Существовали в истории и другие города, не предназначенные для заселения людьми, — например, египетские города мертвых. Их населяли покойники и призраки. Когда в Петербурге стали появляться египетские сфинксы, они легко вписались в общий облик города и до сих пор чувствуют себя здесь как дома. Попробуйте-ка представить себе сфинкса в Москве или Архангельске! А ведь сфинкс, вообще говоря, плохо уживается с людьми, ибо он — символ города мертвецов.

Леонид Богданов — один из немногих фотографов и художников, подметивших уникальную самодостаточность нашего города, и показывал он ее с изысканным изяществом. Можно даже сказать — он художник этой самодостаточности. На большинстве богдановских фотографий Петербурга людей нет вовсе, и Город в них не нуждается, без людей он не мертв и не пуст и отлично живет своею собственной жизнью. Петербург Богданова — это гигантский гранитный театр, персонажи которого — дворцы, площади, набережные — разыгрывают свои драмы и трагедии, и время действия пьесы может измеряться столетиями.

У Леонида есть снимок, который мне кажется символическим.

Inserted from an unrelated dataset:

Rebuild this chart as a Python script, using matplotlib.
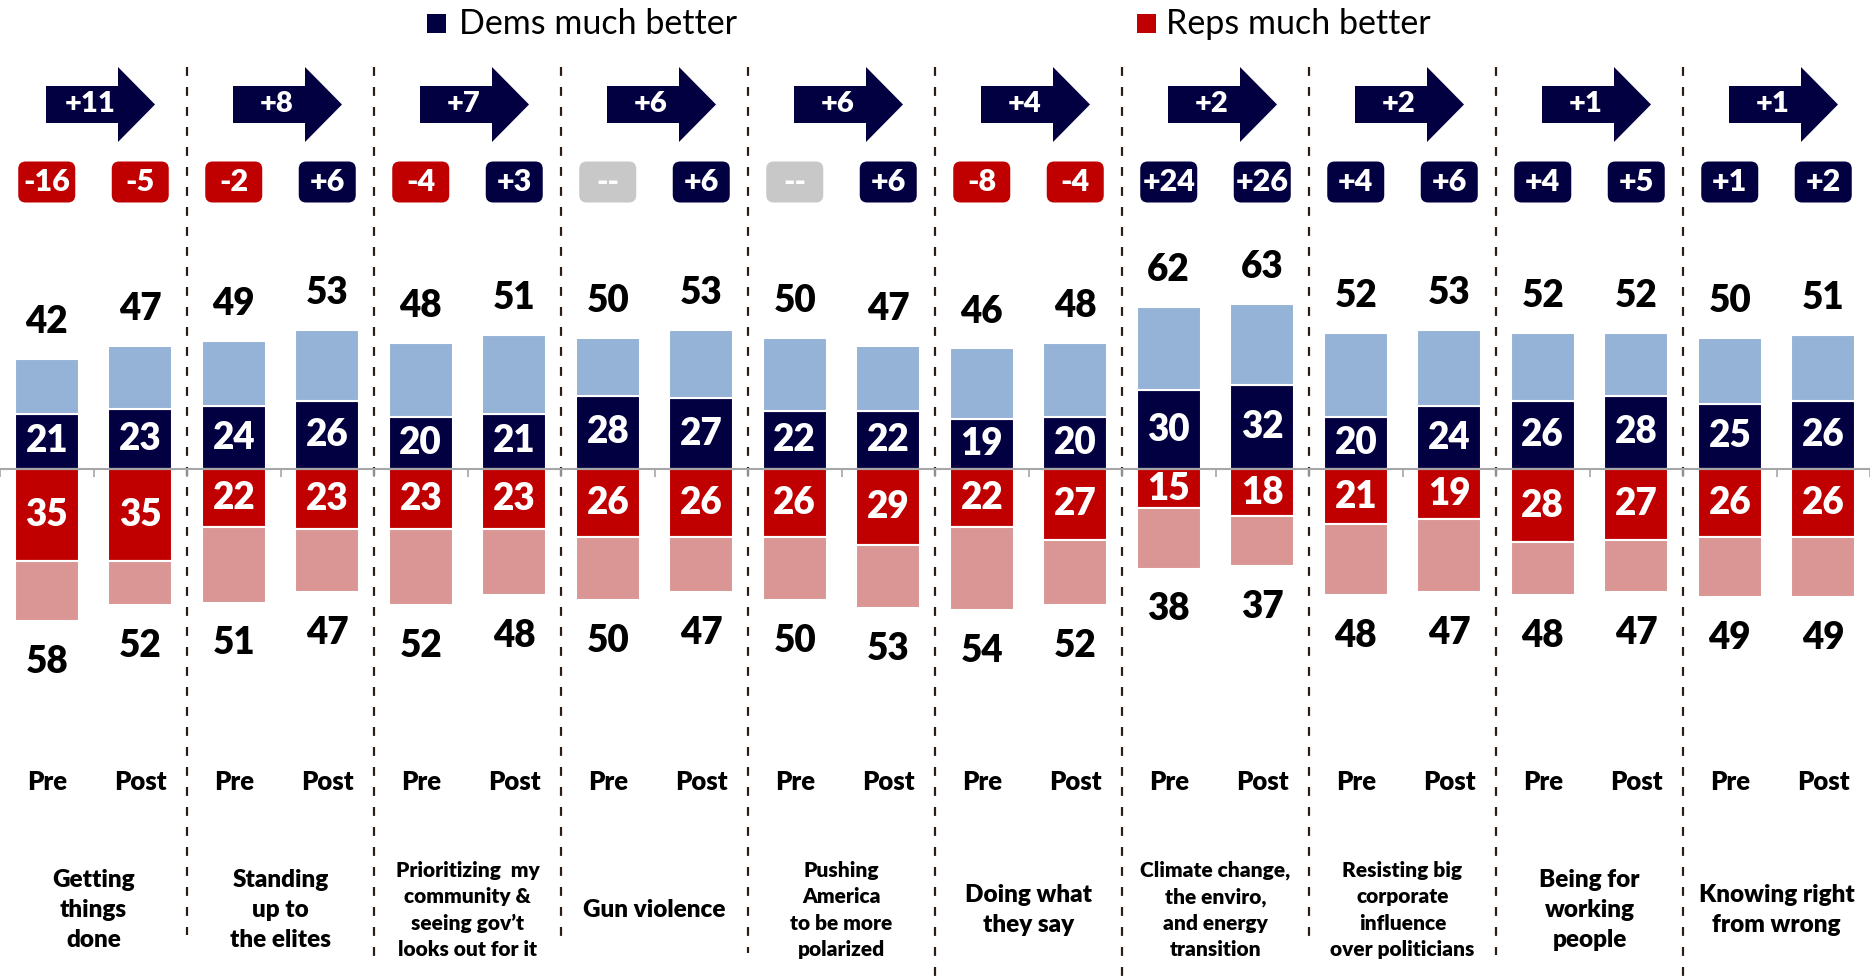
import matplotlib.pyplot as plt
import numpy as np
from matplotlib import font_manager
from matplotlib.patches import FancyArrow, FancyBboxPatch, Rectangle

OUTPUT_PATH = "out.png"

CATEGORIES = [
    "Getting\nthings\ndone",
    "Standing\nup to\nthe elites",
    "Prioritizing  my\ncommunity &\nseeing gov\u2019t\nlooks out for it",
    "Gun violence",
    "Pushing\nAmerica\nto be more\npolarized",
    "Doing what\nthey say",
    "Climate change,\nthe enviro,\nand energy\ntransition",
    "Resisting big\ncorporate\ninfluence\nover politicians",
    "Being for\nworking\npeople",
    "Knowing right\nfrom wrong",
]
PERIODS = ["Pre", "Post"]
DEM_TOTAL_PRE = [42, 49, 48, 50, 50, 46, 62, 52, 52, 50]
DEM_TOTAL_POST = [47, 53, 51, 53, 47, 48, 63, 53, 52, 51]
DEM_MUCH_PRE = [21, 24, 20, 28, 22, 19, 30, 20, 26, 25]
DEM_MUCH_POST = [23, 26, 21, 27, 22, 20, 32, 24, 28, 26]
REP_MUCH_PRE = [35, 22, 23, 26, 26, 22, 15, 21, 28, 26]
REP_MUCH_POST = [35, 23, 23, 26, 29, 27, 18, 19, 27, 26]
REP_TOTAL_PRE = [58, 51, 52, 50, 50, 54, 38, 48, 48, 49]
REP_TOTAL_POST = [52, 47, 48, 47, 53, 52, 37, 47, 47, 49]
NET_PRE = ["-16", "-2", "-4", "--", "--", "-8", "+24", "+4", "+4", "+1"]
NET_POST = ["-5", "+6", "+3", "+6", "+6", "-4", "+26", "+6", "+5", "+2"]
SHIFT = ["+11", "+8", "+7", "+6", "+6", "+4", "+2", "+2", "+1", "+1"]
LEGEND_LABELS = ["Dems much better", "Reps much better"]

NAVY = "#020040"
LIGHT_BLUE = "#95b3d7"
RED = "#c00000"
PINK = "#d99694"
GRAY_BADGE = "#c8c8c8"
AXIS_GRAY = "#a6a6a6"
DIVIDER = "#2b1d14"

# layout, in pixels of the 1870x977 canvas
FIG_W, FIG_H, DPI = 1870, 977, 100
GROUP_PX = 187.0
BASE_PX = 469.0
PX_PER_UNIT = 2.62
BAR_WIDTH = 0.342
OFFSETS = [-0.25, 0.25]
NUM_WEIGHT = "heavy"
TEXT_WEIGHT = "heavy"
NUM_SIZE = 26.5


def ypx(p: float) -> float:
    return (BASE_PX - p) / PX_PER_UNIT


def xpx(p: float) -> float:
    return p / GROUP_PX - 0.5


def pick_font() -> str:
    fonts = font_manager.fontManager.ttflist
    for name in ["Lato", "Open Sans", "DejaVu Sans"]:
        weights = {f.weight for f in fonts if f.name == name}
        if any(isinstance(w, int) and w >= 700 for w in weights) or "bold" in weights:
            return name
    return "DejaVu Sans"


def draw_bars(ax: plt.Axes) -> None:
    x = np.arange(len(CATEGORIES))
    series = [
        (DEM_TOTAL_PRE, DEM_MUCH_PRE, REP_MUCH_PRE, REP_TOTAL_PRE),
        (DEM_TOTAL_POST, DEM_MUCH_POST, REP_MUCH_POST, REP_TOTAL_POST),
    ]
    for off, (dem_tot, dem_much, rep_much, rep_tot) in zip(OFFSETS, series):
        dem_tot = np.asarray(dem_tot)
        dem_much = np.asarray(dem_much)
        rep_much = np.asarray(rep_much)
        rep_tot = np.asarray(rep_tot)
        xs = x + off
        kw = dict(width=BAR_WIDTH, edgecolor="white", linewidth=1.5)
        ax.bar(xs, dem_much, color=NAVY, **kw)
        ax.bar(xs, dem_tot - dem_much, bottom=dem_much, color=LIGHT_BLUE, **kw)
        ax.bar(xs, -rep_much, color=RED, **kw)
        ax.bar(xs, -(rep_tot - rep_much), bottom=-rep_much, color=PINK, **kw)
        for xi, dt, dm, rm, rt in zip(xs, dem_tot, dem_much, rep_much, rep_tot):
            ax.text(xi, dm / 2, str(dm), color="white", fontsize=NUM_SIZE,
                    fontweight=NUM_WEIGHT, ha="center", va="center")
            ax.text(xi, -rm / 2, str(rm), color="white", fontsize=NUM_SIZE,
                    fontweight=NUM_WEIGHT, ha="center", va="center")
            ax.text(xi, dt + 14.1, str(dt), color="black", fontsize=NUM_SIZE,
                    fontweight=NUM_WEIGHT, ha="center", va="center")
            ax.text(xi, -rt - 15.6, str(rt), color="black", fontsize=NUM_SIZE,
                    fontweight=NUM_WEIGHT, ha="center", va="center")


def badge_color(label: str) -> str:
    if label == "--":
        return GRAY_BADGE
    return RED if label.startswith("-") else NAVY


def draw_badges(ax: plt.Axes) -> None:
    w = 57 / GROUP_PX
    h = 41 / PX_PER_UNIT
    cy = ypx(182)
    aspect = GROUP_PX / PX_PER_UNIT
    for i in range(len(CATEGORIES)):
        for off, label in zip(OFFSETS, (NET_PRE[i], NET_POST[i])):
            cx = i + off
            box = FancyBboxPatch(
                (cx - w / 2, cy - h / 2), w, h,
                boxstyle="round,pad=0,rounding_size=0.04",
                mutation_aspect=aspect,
                facecolor=badge_color(label), edgecolor="none",
            )
            ax.add_patch(box)
            ax.text(cx, cy, label, color="white", fontsize=22,
                    fontweight=NUM_WEIGHT, ha="center", va="center")


def draw_arrows(ax: plt.Axes) -> None:
    cy = ypx(104.5)
    start = -47.5 / GROUP_PX
    length = 109 / GROUP_PX
    for i, label in enumerate(SHIFT):
        arrow = FancyArrow(
            i + start, cy, length, 0,
            width=37 / PX_PER_UNIT, head_width=75 / PX_PER_UNIT,
            head_length=37 / GROUP_PX, length_includes_head=True,
            facecolor=NAVY, edgecolor="none",
        )
        ax.add_patch(arrow)
        ax.text(i - 0.02, cy, label, color="white", fontsize=21,
                fontweight=NUM_WEIGHT, ha="center", va="center")


def draw_labels(ax: plt.Axes) -> None:
    for i, cat in enumerate(CATEGORIES):
        for off, period in zip(OFFSETS, PERIODS):
            ax.text(i + off, ypx(782), period, fontsize=18.5, fontweight=TEXT_WEIGHT,
                    ha="center", va="center")
        n_lines = cat.count("\n") + 1
        size = 15 if n_lines >= 4 else 17.5
        ax.text(i, ypx(910), cat, fontsize=size, fontweight=TEXT_WEIGHT,
                ha="center", va="center", linespacing=1.45,
                multialignment="center")


def draw_dividers(ax: plt.Axes) -> None:
    ends = [935, 957, 937, 953, 977, 977, 937, 955, 977]
    for k, end in enumerate(ends, start=1):
        ax.plot([k - 0.5, k - 0.5], [ypx(67), ypx(end)], color=DIVIDER,
                linewidth=1.6, linestyle=(0, (4, 5)), zorder=0.5)


def draw_legend(ax: plt.Axes) -> None:
    items = [(427, 459, NAVY), (1137, 1166, RED)]
    for (sq_x, tx_x, color), label in zip(items, LEGEND_LABELS):
        ax.add_patch(Rectangle((xpx(sq_x), ypx(33)), 19 / GROUP_PX, 19 / PX_PER_UNIT,
                               facecolor=color, edgecolor="none"))
        ax.text(xpx(tx_x), ypx(24), label, fontsize=24.5, ha="left", va="center")


def build_plot() -> None:
    plt.rcParams["font.family"] = [pick_font(), "DejaVu Sans"]
    fig = plt.figure(figsize=(FIG_W / DPI, FIG_H / DPI), dpi=DPI)
    ax = fig.add_axes([0, 0, 1, 1])
    ax.set_xlim(-0.5, len(CATEGORIES) - 0.5)
    ax.set_ylim(ypx(FIG_H), ypx(0))

    draw_dividers(ax)
    draw_bars(ax)
    draw_badges(ax)
    draw_arrows(ax)
    draw_labels(ax)
    draw_legend(ax)

    for side in ("top", "left", "right"):
        ax.spines[side].set_visible(False)
    ax.spines["bottom"].set_position(("data", 0))
    ax.spines["bottom"].set_color(AXIS_GRAY)
    ax.spines["bottom"].set_linewidth(1.5)
    ax.set_xticks(np.arange(-0.5, len(CATEGORIES) - 0.4, 0.5))
    ax.tick_params(axis="x", direction="out", length=6, width=1.2,
                   color=AXIS_GRAY, labelbottom=False)
    ax.set_yticks([])

    fig.savefig(OUTPUT_PATH, dpi=DPI)
    plt.close(fig)


def main() -> None:
    build_plot()


if __name__ == "__main__":
    main()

Крупным планом снят сфинкс, из тех, что на Фонтанке. Он огромен и неподвластен времени. На заднем плане — дома, они значительно меньше сфинкса и ниже его постамента, в них светятся крохотные окна и за ними суетятся маленькие люди. Словно тушканчики, вырывшие свои норки под лапами сфинкса. А сфинкс безразлично смотрит вдаль, в одному ему ведомую точку и не замечает городских мелких букашек. Снимок красивый, полный скрытой энергии, он оставляет чувство щемящего беспокойства.

Петербург — самый литературоцентричный город на свете. В его основании нет мифов, легенд, никаких сказочных персонажей («вместо сказки в прошедшем у нас только камни да страшные были»). Его метафизическое пространство населяют только призраки, и в основном — литературного свойства. На снимках Богданова четко различаются литературно-исторические эпохи. Летний сад — эпоха Державина, она несет беззаботность барокко, в других листах можно различить Петербург Пушкина, Гоголя, Достоевского. А трещины, разбегающиеся по асфальту Исаакиевской площади, — это жутковатое напоминание о зыбкости самой основы города — ведут в Петербург Андрея Белого.